In concluding, I emphasize my long-held conviction that the adversary system functions best and most fairly only when all parties are represented by competent counsel. Before becoming a member of this Court, I participated in efforts to enlarge and extend the availability of counsel. The correct disposition of this case, therefore, has been a matter of considerable concern to me—as it has to the other members of the Court. We are all strongly drawn to the ideal of extending the right to counsel, but I differ as to two fundamentals: (i) what the Constitution requires, and (ii) the effect upon the criminal justice system, especially in the smaller cities and the thousands of police, municipal, and justice of the peace courts across the country.
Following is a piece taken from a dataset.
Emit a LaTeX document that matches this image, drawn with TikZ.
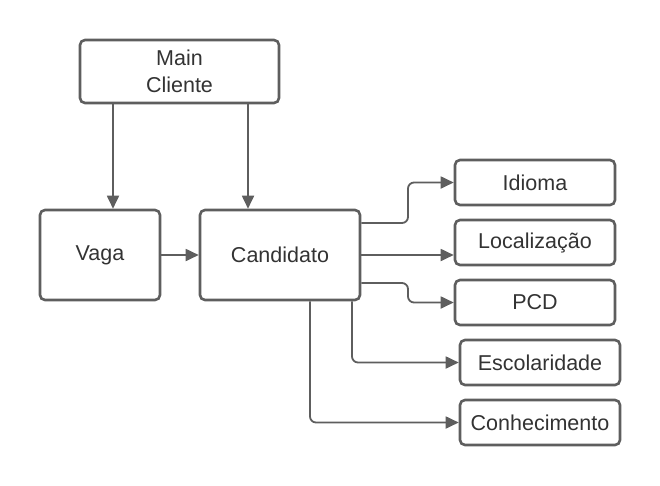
\documentclass[tikz,border=0pt]{standalone}
\usepackage{fontspec}
\setmainfont{Liberation Sans}
\usetikzlibrary{arrows.meta}
\definecolor{lc}{HTML}{5E5E5E}
\definecolor{tc}{HTML}{333333}
\begin{document}
\begin{tikzpicture}[x=1pt,y=-1pt,
  box/.style={draw=lc,line width=2.6pt,rounded corners=5pt,fill=white,text=tc,font=\fontsize{21.5}{27}\selectfont,align=center,inner sep=0pt},
  conn/.style={draw=lc,line width=1.8pt,rounded corners=6pt,-{Triangle[length=13pt,width=12pt]}}]
\useasboundingbox (0,0) rectangle (660,485);
\fill[white] (0,0) rectangle (660,485);
\node[box,minimum width=199pt,minimum height=63pt] (main) at (179.5,71.5) {Main\\Cliente};
\node[box,minimum width=120pt,minimum height=90pt] (vaga) at (100,255) {Vaga};
\node[box,minimum width=160pt,minimum height=90pt] (cand) at (280,255) {Candidato};
\node[box,minimum width=160pt,minimum height=45pt] (idioma) at (535,182.5) {Idioma};
\node[box,minimum width=160pt,minimum height=45pt] (loc) at (535,242.5) {Localização};
\node[box,minimum width=160pt,minimum height=45pt] (pcd) at (535,302.5) {PCD};
\node[box,minimum width=160pt,minimum height=45pt] (esc) at (540,362.5) {Escolaridade};
\node[box,minimum width=160pt,minimum height=45pt] (con) at (540,422.5) {Conhecimento};
\draw[conn] (main.south -| 113,0) -- (vaga.north -| 113,0);
\draw[conn] (main.south -| 248,0) -- (cand.north -| 248,0);
\draw[conn] (vaga.east) -- (cand.west);
\draw[conn] (cand.east |- 0,223) -- (408,223) -- (408,182.5) -- (idioma.west);
\draw[conn] (cand.east |- 0,255) -- (loc.west |- 0,255);
\draw[conn] (cand.east |- 0,283) -- (408,283) -- (408,302.5) -- (pcd.west);
\draw[conn] (cand.south -| 352,0) -- (352,362.5) -- (esc.west);
\draw[conn] (cand.south -| 310,0) -- (310,422.5) -- (con.west);
\end{tikzpicture}
\end{document}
The view I have expressed in this opinion would accord considerable discretion to the courts, and would allow the *66 flexibility and opportunity for adjustment which seems so necessary when we are imposing new doctrine on the lowest level of courts of 50 States. Although this view would not precipitate the "chaos" predicted by the Solicitor General as the probable result of the Court's absolutist rule, there would still remain serious practical problems resulting from the expansion of indigents' rights to counsel in petty-offense cases.[34] But the according of reviewable discretion to the courts in determining when counsel is necessary for a fair trial, rather than mandating a completely inflexible rule, would facilitate an orderly transition to a far wider availability and use of defense counsel.

In this process, the courts of first instance which decide these cases would have to recognize a duty to consider the need for counsel in every case where the defendant faces a significant penalty. The factors mentioned above, and such standards or guidelines to assure fairness as might be prescribed in each jurisdiction by legislation or rule of court, should be considered where relevant. The goal should be, in accord with the essence of the adversary system, to expand as rapidly as practicable the availability of counsel so that no person accused of crime must stand alone if counsel is needed.

As the proceedings in the courts below were not in accord with the views expressed above, I concur in the result of the decision in this case.

NOTES

[1] For a survey of the opinions of judges, prosecutors, and defenders concerning the right to counsel of persons charged with misdemeanors, see 1 L. Silverstein, Defense of the Poor in Criminal Cases in American State Courts 127-135 (1965).

A review of federal and state decisions following Gideon is contained in Comment, Right to Counsel: The Impact of Gideon v. Wainwright in the Fifty States, 3 Creighton L. Rev. 103 (1970).

Twelve States provide counsel for indigents accused of "serious crime" in the misdemeanor category. Id., at 119-124.

Nineteen States provide for the appointment of counsel in most misdemeanor cases. Id., at 124-133. One of these is Oregon, whose Supreme Court said in Stevenson v. Holzman, 254 Ore. 94, 100-101, 458 P.2d 414, 418, "If our objective is to insure a fair trial in every criminal prosecution the need for counsel is not determined by the seriousness of the crime. The assistance of counsel will best avoid conviction of the innocent—an objective as important in the municipal court as in a court of general jurisdiction."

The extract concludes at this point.